И всё же современники воспринимали Ламартина в первую очередь не как религиозного поэта, а как певца любви.
Люблю... но змий мне сердце гложет;
Везде ношу его с собой,
И в самом счастии тревожит
Меня какой-то гений злой.
……………………………………………………………………
«Пройдёт любовь, исчезнет радость, —
Он мне язвительно твердит, —
Как запах роз, как ветер, младость
С ланит цветущих отлетит!.»
«Злобный гений» (перевод А. И. Полежаева)
«Ламартин нашёл трогательный тон, — писал Стендаль, — но как только он покидает область выражения любви, он пустой. В нём отсутствует высокая мысль философа и способность наблюдения над человеком». Одна светская дама признавалась: «Ламартин, бесспорно, был виновен в половине наших безумств; все женщины хотели быть Эльвирами; сколько раз простужались мы, созерцая луну на берегу озера или под высоким деревом ясной и холодной ночью». Но и отнюдь не сентиментальный Альфред де Виньи писал: «Я никогда не мог прочесть двух „Гармоний" или „Размышлений" Ламартина, не прослезившись. Если я читаю их вслух, слёзы текут у меня по щекам».

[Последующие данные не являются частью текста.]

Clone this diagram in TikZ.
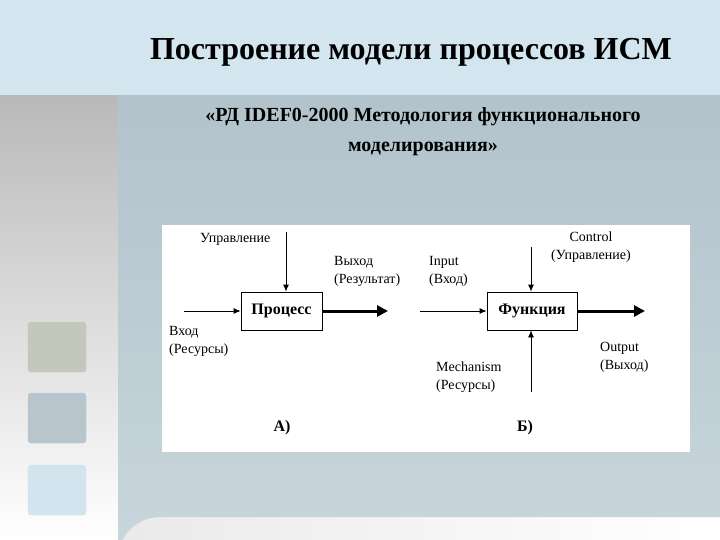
\documentclass[tikz,border=0pt]{standalone}
\usepackage{fontspec}
\setmainfont{Liberation Serif}
\usetikzlibrary{arrows.meta}
\definecolor{band}{HTML}{D3E6EF}
\definecolor{panel}{HTML}{B2C3CC}
\definecolor{panelL}{HTML}{C9D6DC}
\definecolor{sqA}{HTML}{C3C8BD}
\definecolor{sqB}{HTML}{B8C5CC}
\definecolor{sqC}{HTML}{D2E5EE}
\begin{document}
\begin{tikzpicture}[x=1pt,y=-1pt,
  lbl/.style={font=\fontsize{14}{18}\selectfont,align=left,inner sep=0pt},
  boxn/.style={draw,thick,minimum height=38pt,font=\bfseries\fontsize{16}{18}\selectfont,inner sep=0pt},
  thin arrow/.style={-{Latex[length=7pt,width=6pt]},thick},
  fat arrow/.style={-{Triangle[length=11pt,width=11pt]},line width=3pt},
  sq/.style={rounded corners=3pt,draw=gray!60}]
\useasboundingbox (0,0) rectangle (720,540);
\shade[left color=white!80!gray, right color=white] (0,0) rectangle (720,540);
\shade[top color=gray!55!white, bottom color=white] (0,95) rectangle (118,540);
\fill[band] (0,0) rectangle (720,95);
\shade[top color=panel, bottom color=panelL] (118,95) -- (720,95) -- (720,517) -- (160,517) arc (90:180:42pt) -- cycle;
\node[font=\bfseries\fontsize{32}{36}\selectfont] (title) at (411,52) {Построение модели процессов ИСМ};
\node[font=\bfseries\fontsize{20}{30}\selectfont,align=center] (sub) at (423,132) {«РД IDEF0-2000 Методология функционального\\моделирования»};
\fill[sq,sqA] (28,322) rectangle (86,372);
\fill[sq,sqB] (28,393) rectangle (86,443);
\fill[sq,sqC] (28,465) rectangle (86,515);
\fill[white] (162,225) rectangle (690,452);
% A
\node[boxn,minimum width=81pt] (proc) at (281.5,311) {Процесс};
\coordinate (pc) at (286,232);
\coordinate (pi) at (184,311);
\coordinate (po) at (388,311);
\draw[thin arrow] (pc) -- (pc|-proc.north);
\draw[thin arrow] (pi) -- (proc.west);
\draw[fat arrow] (proc.east) -- (po);
\node[lbl,anchor=west] (l1) at (200,239) {Управление};
\node[lbl,anchor=west] (l2) at (334,271) {Выход\\(Результат)};
\node[lbl,anchor=west] (l3) at (169,341) {Вход\\(Ресурсы)};
\node[font=\bfseries\fontsize{16}{18}\selectfont] (la) at (282,428) {А)};
% B
\node[boxn,minimum width=90pt] (func) at (532,311) {Функция};
\coordinate (fc) at (531,247);
\coordinate (fm) at (531,392);
\coordinate (fi) at (420,311);
\coordinate (fo) at (645,311);
\draw[thin arrow] (fc) -- (fc|-func.north);
\draw[thin arrow] (fm) -- (fm|-func.south);
\draw[thin arrow] (fi) -- (func.west);
\draw[fat arrow] (func.east) -- (fo);
\node[lbl,anchor=west] (l4) at (429,271) {Input\\(Вход)};
\node[lbl,align=center] (l5) at (591,247) {Control\\(Управление)};
\node[lbl,anchor=west] (l6) at (600,357) {Output\\(Выход)};
\node[lbl,anchor=west] (l7) at (436,377) {Mechanism\\(Ресурсы)};
\node[font=\bfseries\fontsize{16}{18}\selectfont] (lb) at (525,428) {Б)};
\end{tikzpicture}
\end{document}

В 1824—1826 гг. Ламартин — самый переводимый в России поэт. В поэме «Граф Нулин» А. С. Пушкин приводит его как пример модного писателя. М. П. Погодин сетует, что русские дамы «ничего не хотят знать, кроме известий о модах и элегий Ламартина». Среди переводчиков Ламартина на русский язык — Ф, И. Тютчев, Н. И. Надеждин, П. А. Вяземский, И. И. Козлов. Ламартином увлекались и подражали ему юные М. Ю. Лермонтов и А. А. Григорьев
Восторг современников сменился почти враждой нового поколения. «Ламартин умирает, — писал Гюстав Флобер. — Я не оплакиваю его. Именно ему мы обязаны всеми глупостями нашей чахоточной лирики».